===== Source material
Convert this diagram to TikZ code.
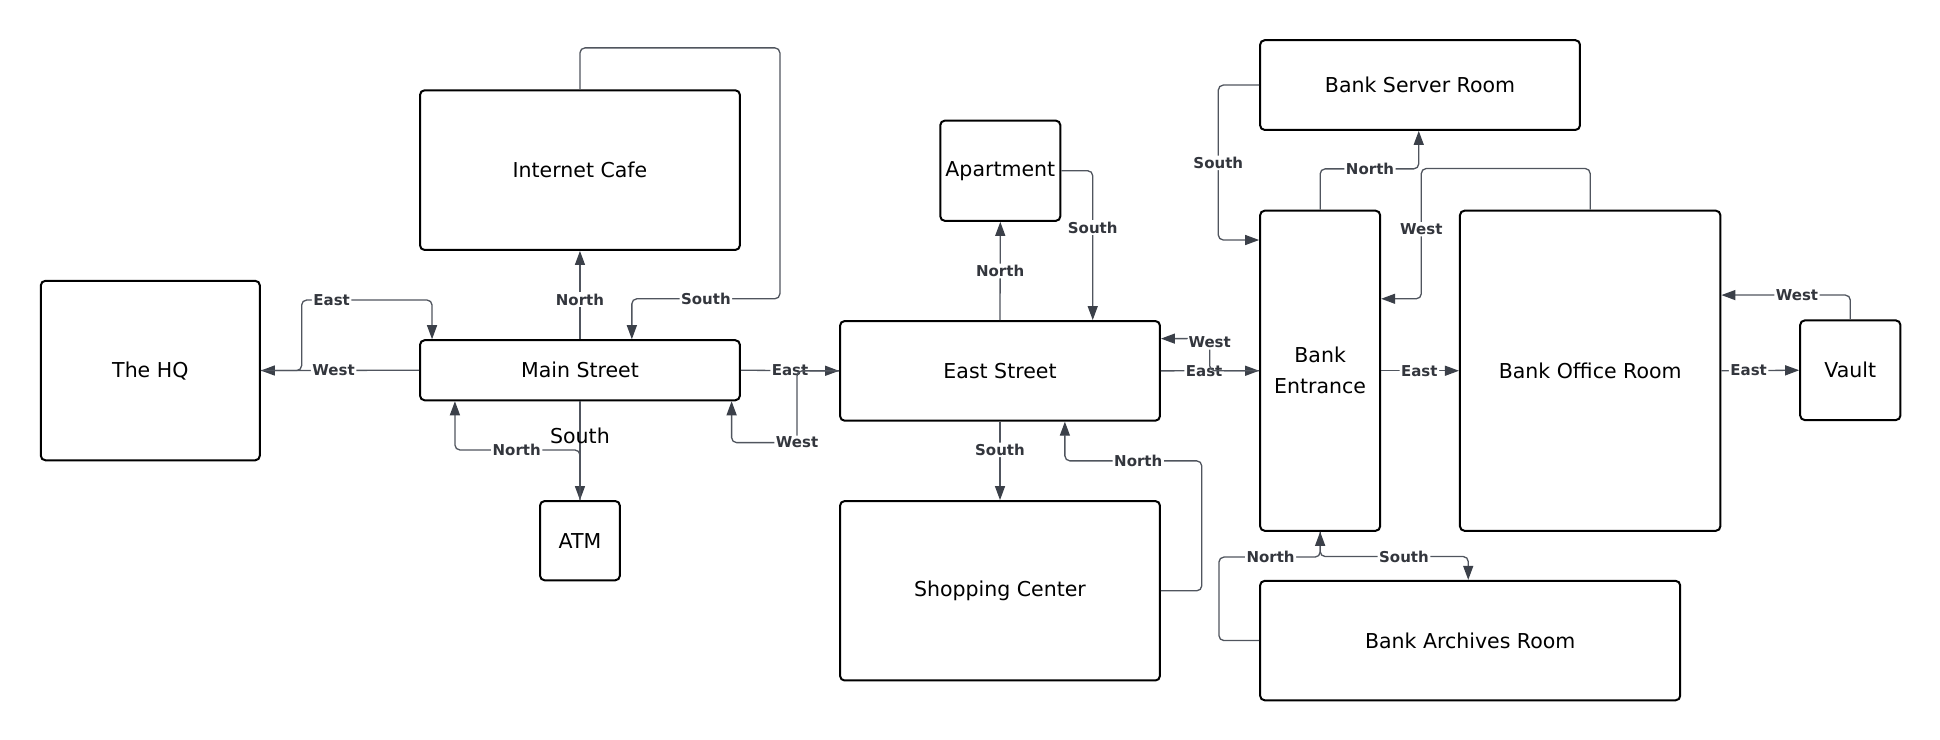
\documentclass[tikz,border=0pt]{standalone}
\usepackage{fontspec}
\setmainfont{DejaVu Sans}
\usetikzlibrary{arrows.meta,calc}
\definecolor{linec}{HTML}{50555E}
\definecolor{tipc}{HTML}{3B4049}
\definecolor{lblc}{HTML}{33363D}
\tikzset{
 room/.style={draw=black, line width=2pt, rounded corners=4.5pt, fill=white, font=\fontsize{20.5}{31}\selectfont, align=center, inner sep=0pt},
 conn/.style={draw=linec, line width=1.3pt, rounded corners=5pt, -{Triangle[length=14pt,width=10pt,color=tipc]}},
 lbl/.style={fill=white, text=lblc, font=\bfseries\fontsize{15}{18}\selectfont, inner sep=1.5pt},
 plainlbl/.style={text=black, font=\fontsize{20.5}{24}\selectfont, inner sep=0pt},
}
\newcommand\mkroom[6]{\node[room, minimum width={(#4-#2)*1.237pt}, minimum height={(#5-#3)*1.237pt}] (#1) at ({(#2+#4)/2},{(#3+#5)/2}) {#6};}
\begin{document}
\begin{tikzpicture}[x=1.237pt,y=-1.237pt]
\useasboundingbox (0,0) rectangle (1568,598);
% rooms
\mkroom{hq}{33}{227}{210}{372}{The HQ}
\mkroom{main}{339.5}{275}{598}{323.5}{Main Street}
\mkroom{cafe}{339.5}{73}{598}{202}{Internet Cafe}
\mkroom{atm}{436.5}{405}{501}{469}{ATM}
\mkroom{east}{679}{259.5}{937.5}{340}{East Street}
\mkroom{apt}{760}{97.5}{857}{178.5}{Apartment}
\mkroom{shop}{679}{405}{937.5}{550}{Shopping Center}
\mkroom{bent}{1018.5}{170.3}{1115.5}{429}{Bank\\Entrance}
\mkroom{server}{1018.5}{32.5}{1277}{105}{Bank Server Room}
\mkroom{office}{1180}{170.3}{1390.5}{429}{Bank Office Room}
\mkroom{vault}{1455}{259}{1536}{339.5}{Vault}
\mkroom{arch}{1018.5}{469.5}{1358}{566}{Bank Archives Room}
% connectors
\draw[conn] (main.west) -- node[lbl,pos=0.54]{West} (hq.east);
\draw[conn] (hq.east) -- ++(33,0) -- ++(0,-57) -| node[lbl,pos=0.115]{East} ($(main.north west)+(10.5,0)$);
\draw[conn] (main.north) -- node[lbl,pos=0.45]{North} (cafe.south);
\draw[conn] (cafe.north) -- ++(0,-33.5) -- ++(161.6,0) -- ++(0,202.8) -| node[lbl,pos=0.25]{South} ($(main.north west)+(172,0)$);
\draw[conn] (main.south) -- node[plainlbl,pos=0.35]{South} (atm.north);
\draw[conn] (atm.north) -- ++(0,-40.5) -| node[lbl,pos=0.253]{North} ($(main.south west)+(29,0)$);
\draw[conn] (main.east) -- node[lbl,pos=0.5]{East} (east.west);
\draw[conn] (east.west) -- ++(-34,0) -- ++(0,58) node[lbl]{West} -| ($(main.south east)+(-7.5,0)$);
\draw[conn] (east.north) -- node[lbl,pos=0.5]{North} (apt.south);
\draw[conn] (apt.east) -| node[lbl,pos=0.69]{South} ($(east.north west)+(205,0)$);
\draw[conn] (east.south) -- node[lbl,pos=0.36]{South} (shop.north);
\draw[conn] (shop.east) -- ++(33,0) -- ++(0,-105) -| node[lbl,pos=0.232]{North} ($(east.south west)+(182.5,0)$);
\draw[conn] (east.east) -- node[lbl,pos=0.44]{East} (bent.west);
\draw[conn] (bent.west) -- ++(-40,0) |- node[lbl,pos=0.44]{West} ($(east.north east)+(0,15)$);
\draw[conn] (bent.north) -- ++(0,-33) -| node[lbl,pos=0.253]{North} ($(server.south west)+(129,0)$);
\draw[conn] (server.west) -- ++(-33,0) |- node[lbl,pos=0.251]{South} ($(bent.north west)+(0,24.5)$);
\draw[conn] (office.north) -- ++(0,-33.3) -- ++(-136.5,0) |- node[lbl,pos=0.233]{West} ($(bent.north east)+(0,72)$);
\draw[conn] (bent.east) -- node[lbl,pos=0.49]{East} (office.west);
\draw[conn] (office.east) -- node[lbl,pos=0.35]{East} (vault.west);
\draw[conn] (vault.north) |- node[lbl,pos=0.707]{West} ($(office.north east)+(0,69)$);
\draw[conn] (bent.south) -- ++(0,20) -| node[lbl,pos=0.283]{South} ($(arch.north west)+(169,0)$);
\draw[conn] (arch.west) -- ++(-32.5,0) -- ++(0,-67.5) -| node[lbl,pos=0.255]{North} (bent.south);
\end{tikzpicture}
\end{document}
==========
=== Job ===
All of the data above should be quoted exactly, except for the pictures.

=== Task output ===
Convert this diagram to TikZ code.
\documentclass[tikz,border=0pt]{standalone}
\usepackage{fontspec}
\setmainfont{DejaVu Sans}
\usetikzlibrary{arrows.meta,calc}
\definecolor{linec}{HTML}{50555E}
\definecolor{tipc}{HTML}{3B4049}
\definecolor{lblc}{HTML}{33363D}
\tikzset{
 room/.style={draw=black, line width=2pt, rounded corners=4.5pt, fill=white, font=\fontsize{20.5}{31}\selectfont, align=center, inner sep=0pt},
 conn/.style={draw=linec, line width=1.3pt, rounded corners=5pt, -{Triangle[length=14pt,width=10pt,color=tipc]}},
 lbl/.style={fill=white, text=lblc, font=\bfseries\fontsize{15}{18}\selectfont, inner sep=1.5pt},
 plainlbl/.style={text=black, font=\fontsize{20.5}{24}\selectfont, inner sep=0pt},
}
\newcommand\mkroom[6]{\node[room, minimum width={(#4-#2)*1.237pt}, minimum height={(#5-#3)*1.237pt}] (#1) at ({(#2+#4)/2},{(#3+#5)/2}) {#6};}
\begin{document}
\begin{tikzpicture}[x=1.237pt,y=-1.237pt]
\useasboundingbox (0,0) rectangle (1568,598);
% rooms
\mkroom{hq}{33}{227}{210}{372}{The HQ}
\mkroom{main}{339.5}{275}{598}{323.5}{Main Street}
\mkroom{cafe}{339.5}{73}{598}{202}{Internet Cafe}
\mkroom{atm}{436.5}{405}{501}{469}{ATM}
\mkroom{east}{679}{259.5}{937.5}{340}{East Street}
\mkroom{apt}{760}{97.5}{857}{178.5}{Apartment}
\mkroom{shop}{679}{405}{937.5}{550}{Shopping Center}
\mkroom{bent}{1018.5}{170.3}{1115.5}{429}{Bank\\Entrance}
\mkroom{server}{1018.5}{32.5}{1277}{105}{Bank Server Room}
\mkroom{office}{1180}{170.3}{1390.5}{429}{Bank Office Room}
\mkroom{vault}{1455}{259}{1536}{339.5}{Vault}
\mkroom{arch}{1018.5}{469.5}{1358}{566}{Bank Archives Room}
% connectors
\draw[conn] (main.west) -- node[lbl,pos=0.54]{West} (hq.east);
\draw[conn] (hq.east) -- ++(33,0) -- ++(0,-57) -| node[lbl,pos=0.115]{East} ($(main.north west)+(10.5,0)$);
\draw[conn] (main.north) -- node[lbl,pos=0.45]{North} (cafe.south);
\draw[conn] (cafe.north) -- ++(0,-33.5) -- ++(161.6,0) -- ++(0,202.8) -| node[lbl,pos=0.25]{South} ($(main.north west)+(172,0)$);
\draw[conn] (main.south) -- node[plainlbl,pos=0.35]{South} (atm.north);
\draw[conn] (atm.north) -- ++(0,-40.5) -| node[lbl,pos=0.253]{North} ($(main.south west)+(29,0)$);
\draw[conn] (main.east) -- node[lbl,pos=0.5]{East} (east.west);
\draw[conn] (east.west) -- ++(-34,0) -- ++(0,58) node[lbl]{West} -| ($(main.south east)+(-7.5,0)$);
\draw[conn] (east.north) -- node[lbl,pos=0.5]{North} (apt.south);
\draw[conn] (apt.east) -| node[lbl,pos=0.69]{South} ($(east.north west)+(205,0)$);
\draw[conn] (east.south) -- node[lbl,pos=0.36]{South} (shop.north);
\draw[conn] (shop.east) -- ++(33,0) -- ++(0,-105) -| node[lbl,pos=0.232]{North} ($(east.south west)+(182.5,0)$);
\draw[conn] (east.east) -- node[lbl,pos=0.44]{East} (bent.west);
\draw[conn] (bent.west) -- ++(-40,0) |- node[lbl,pos=0.44]{West} ($(east.north east)+(0,15)$);
\draw[conn] (bent.north) -- ++(0,-33) -| node[lbl,pos=0.253]{North} ($(server.south west)+(129,0)$);
\draw[conn] (server.west) -- ++(-33,0) |- node[lbl,pos=0.251]{South} ($(bent.north west)+(0,24.5)$);
\draw[conn] (office.north) -- ++(0,-33.3) -- ++(-136.5,0) |- node[lbl,pos=0.233]{West} ($(bent.north east)+(0,72)$);
\draw[conn] (bent.east) -- node[lbl,pos=0.49]{East} (office.west);
\draw[conn] (office.east) -- node[lbl,pos=0.35]{East} (vault.west);
\draw[conn] (vault.north) |- node[lbl,pos=0.707]{West} ($(office.north east)+(0,69)$);
\draw[conn] (bent.south) -- ++(0,20) -| node[lbl,pos=0.283]{South} ($(arch.north west)+(169,0)$);
\draw[conn] (arch.west) -- ++(-32.5,0) -- ++(0,-67.5) -| node[lbl,pos=0.255]{North} (bent.south);
\end{tikzpicture}
\end{document}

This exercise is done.